Give them a voice in group decisions
Kids not only need to feel powerful independently, they need to feel powerful in groups. When that doesn’t happen in healthy ways, we see kids try to force it in unhealthy, ineffective ways. You can define group in any way you want. It could be just you and the child deciding things together, or it could be a larger group of kids deciding things on their own with you facilitating. As a group, you can make simple choices like what art project to do for the day to more complex choices like what are the rules for resolving conflicts between kids. Allowing children to have a voice in things that directly impact them helps them learn to work well with others and also helps them develop confidence, competence and self-worth.

Give them space to try
So often, kids are capable of so much more than we allow them to do. A lot of the time, it’s easier, faster and less scary if we do things for them; however, that limits their ability to test out their independence muscles.
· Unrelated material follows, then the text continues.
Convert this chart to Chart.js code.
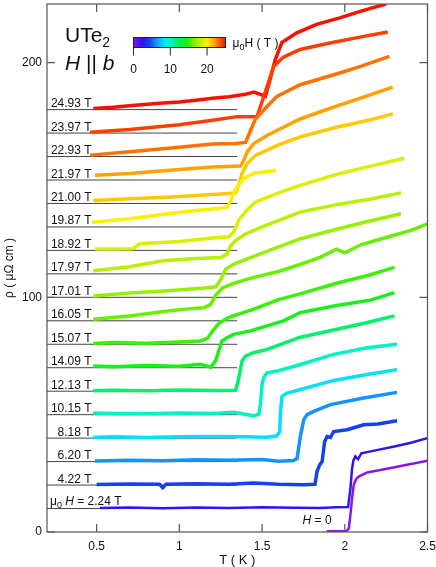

Kids need to repeatedly take an action before they can conquer it and move on to the next step. This process of trial and error is the way we all learn. You can give your child opportunities to be more independent by asking them to help you do something you’d normally do yourself, like set the table, feed the dog, or help a younger child with homework. Expand their current level of independence by allowing them to play in a space away from you, finish a project without a critique from you, or handle a problem on their own. Kids that are given safe, age-appropriate ways to grow their independence have fewer bouts of rebellion around this developmental need.

Throughout childhood, kids are learning to assert their independence. We can help our kids navigate these stages, from the toddler screaming “NO” to the teenager slamming the door to their room, by giving them lots of safe opportunities to develop and strengthen their independence muscles.